The listing below begins with the first line you should copy; stop after the line containing "plt.rcParams['font.family'] = ['Lato', 'DejaVu", and drop every picture.

═════ STORED DATA ═════

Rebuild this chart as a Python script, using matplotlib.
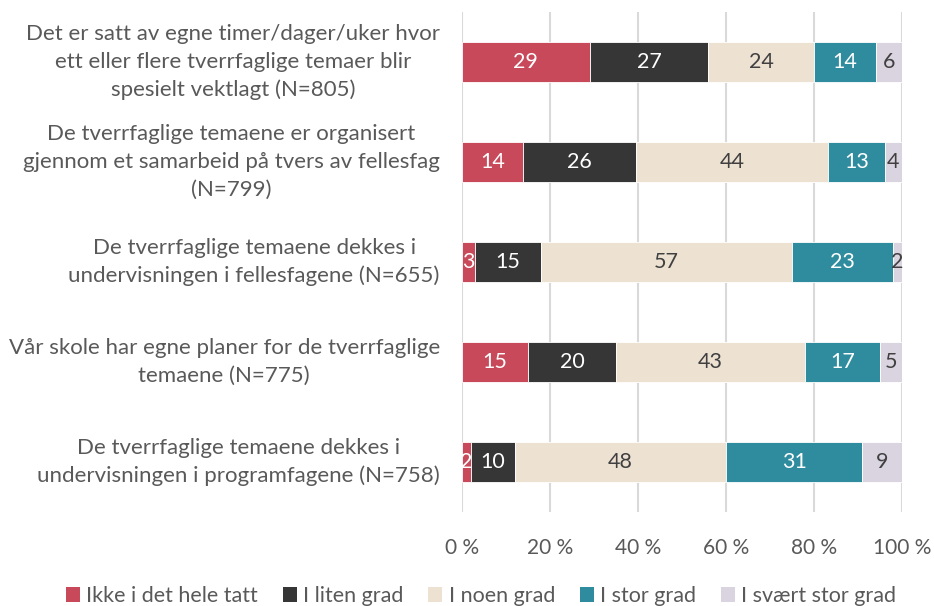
import matplotlib
matplotlib.use("Agg")
import matplotlib.pyplot as plt
import numpy as np
from matplotlib.patches import Patch

plt.rcParams['font.family'] = ['Lato', 'DejaVu Sans']

categories = [
    "Det er satt av egne timer/dager/uker hvor\nett eller flere tverrfaglige temaer blir\nspesielt vektlagt (N=805)",
    "De tverrfaglige temaene er organisert\ngjennom et samarbeid på tvers av fellesfag\n(N=799)",
    "De tverrfaglige temaene dekkes i\nundervisningen i fellesfagene (N=655)",
    "Vår skole har egne planer for de tverrfaglige\ntemaene (N=775)",
    "De tverrfaglige temaene dekkes i\nundervisningen i programfagene (N=758)",
]
series_names = ["Ikke i det hele tatt", "I liten grad", "I noen grad", "I stor grad", "I svært stor grad"]
ikke = [29, 14, 3, 15, 2]
liten = [27, 26, 15, 20, 10]
noen = [24, 44, 57, 43, 48]
stor = [14, 13, 23, 17, 31]
svaert = [6, 4, 2, 5, 9]
x_ticks = [0, 20, 40, 60, 80, 100]
x_tick_labels = ["0 %", "20 %", "40 %", "60 %", "80 %", "100 %"]

colors = ["#C8495A", "#363636", "#EDE1D2", "#2E8C9E", "#DAD3E0"]
text_colors = ["white", "white", "#404040", "white", "#404040"]

values = np.array([ikke, liten, noen, stor, svaert], dtype=float)
# 100 % stacked: scale each row to its total
shares = values / values.sum(axis=0) * 100

fig = plt.figure(figsize=(9.34, 6.06), dpi=100)
ax = fig.add_axes([462 / 934, 1 - 512 / 606, 440 / 934, 500 / 606])

y = np.arange(len(categories))
left = np.zeros(len(categories))
for i, name in enumerate(series_names):
    bars = ax.barh(y, shares[i], left=left, height=0.4, color=colors[i],
                   edgecolor="white", linewidth=0.6, label=name, zorder=3)
    for j, b in enumerate(bars):
        cx = left[j] + shares[i][j] / 2
        ax.text(cx, y[j], f"{int(values[i][j])}", ha="center", va="center",
                color=text_colors[i], fontsize=15.5, zorder=4)
    left += shares[i]

ax.set_xlim(0, 100)
ax.set_ylim(len(categories) - 0.5, -0.5)
ax.set_xticks(x_ticks)
ax.set_xticklabels(x_tick_labels)
ax.set_yticks(y)
ax.set_yticklabels([])
ax.grid(axis="x", color="#D9D9D9", linewidth=1.5, zorder=0)
ax.tick_params(axis="both", length=0, labelsize=15, labelcolor="#595959", pad=19)
for s in ax.spines.values():
    s.set_visible(False)

for j, cat in enumerate(categories):
    ax.annotate(cat, xy=(0, y[j]), xycoords=("axes fraction", "data"),
                xytext=(-16, 0), textcoords="offset points",
                ha="right", va="center", multialignment="center",
                fontsize=16, color="#595959", linespacing=1.5)

handles = [Patch(facecolor=c, edgecolor="none") for c in colors]
fig.legend(handles, series_names, loc="center", bbox_to_anchor=(481 / 934, 1 - 596 / 606),
           ncol=5, frameon=False, fontsize=15.5, labelcolor="#595959",
           handlelength=0.65, handleheight=0.65, handletextpad=0.3, columnspacing=1.15)

fig.savefig("out.png", dpi=100)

═════

▶ _WRITTEN RESPONSE_
Rebuild this chart as a Python script, using matplotlib.
import matplotlib
matplotlib.use("Agg")
import matplotlib.pyplot as plt
import numpy as np
from matplotlib.patches import Patch

plt.rcParams['font.family'] = ['Lato', 'DejaVu Sans']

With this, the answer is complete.